Le dictateur, dont nul ne sait précisément la date de sa naissance (1925 ou 1928) dans le district de Koboko, une région proche de la République démocratique du Congo (RDC, à l’époque Zaïre) et du Soudan, a le mérite de la palme douteuse du record africain en matière de violations des droits de l'homme. Il était accusé par les ONG et ses opposants d'avoir fait torturer ou assassiner 500 000 personnes.
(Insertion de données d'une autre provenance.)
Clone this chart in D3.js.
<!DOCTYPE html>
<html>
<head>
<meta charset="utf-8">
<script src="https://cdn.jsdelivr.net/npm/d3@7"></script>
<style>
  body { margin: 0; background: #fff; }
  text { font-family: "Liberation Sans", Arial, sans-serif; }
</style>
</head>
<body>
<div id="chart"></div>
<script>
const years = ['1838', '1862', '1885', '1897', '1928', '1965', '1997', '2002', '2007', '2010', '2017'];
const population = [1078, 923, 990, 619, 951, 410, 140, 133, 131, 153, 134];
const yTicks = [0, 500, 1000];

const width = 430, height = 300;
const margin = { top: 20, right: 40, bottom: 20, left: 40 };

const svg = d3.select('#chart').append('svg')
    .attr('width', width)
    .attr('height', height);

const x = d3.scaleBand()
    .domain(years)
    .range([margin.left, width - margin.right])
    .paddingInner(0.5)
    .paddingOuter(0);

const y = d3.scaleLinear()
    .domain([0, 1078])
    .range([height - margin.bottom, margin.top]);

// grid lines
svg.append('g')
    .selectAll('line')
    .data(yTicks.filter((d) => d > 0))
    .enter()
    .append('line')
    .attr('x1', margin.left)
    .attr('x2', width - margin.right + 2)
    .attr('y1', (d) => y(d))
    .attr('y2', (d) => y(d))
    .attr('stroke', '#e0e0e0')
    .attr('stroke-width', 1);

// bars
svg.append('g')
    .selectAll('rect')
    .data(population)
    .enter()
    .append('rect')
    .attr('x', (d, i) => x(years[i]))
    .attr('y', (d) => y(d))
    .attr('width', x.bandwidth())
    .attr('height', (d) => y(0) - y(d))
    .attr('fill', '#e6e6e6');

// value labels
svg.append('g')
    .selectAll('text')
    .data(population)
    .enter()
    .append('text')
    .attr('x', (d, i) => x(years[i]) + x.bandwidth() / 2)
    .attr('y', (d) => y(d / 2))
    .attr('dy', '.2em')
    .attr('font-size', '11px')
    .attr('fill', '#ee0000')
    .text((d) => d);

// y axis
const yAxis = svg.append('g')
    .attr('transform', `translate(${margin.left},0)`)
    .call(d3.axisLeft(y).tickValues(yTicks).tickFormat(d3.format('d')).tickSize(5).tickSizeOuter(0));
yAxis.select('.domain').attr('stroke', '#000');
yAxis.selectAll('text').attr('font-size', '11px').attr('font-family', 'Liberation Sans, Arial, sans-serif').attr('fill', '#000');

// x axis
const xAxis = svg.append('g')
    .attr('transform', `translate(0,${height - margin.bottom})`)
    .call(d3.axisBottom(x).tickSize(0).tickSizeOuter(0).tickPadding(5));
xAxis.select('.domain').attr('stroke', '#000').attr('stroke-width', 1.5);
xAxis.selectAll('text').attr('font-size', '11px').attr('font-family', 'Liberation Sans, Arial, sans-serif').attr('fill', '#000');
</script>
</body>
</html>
- Premier officier noir dans l’armée coloniale

Le 25 janvier 1971, un homme de carrure imposante, teint sombre, visage rond, tenue d’officier, trône sur une jeep décapotable qui suit des colonnes de chars qui défilent, ce jour-là à travers Kampala, la capitale ougandaise. Idi Amin Dada acclamé par la foule vient de renverser le père de l'Independence de l’Ouganda, Milton Obote, lors d'un coup d'État alors que ce dernier se trouvait en voyage à l’étranger.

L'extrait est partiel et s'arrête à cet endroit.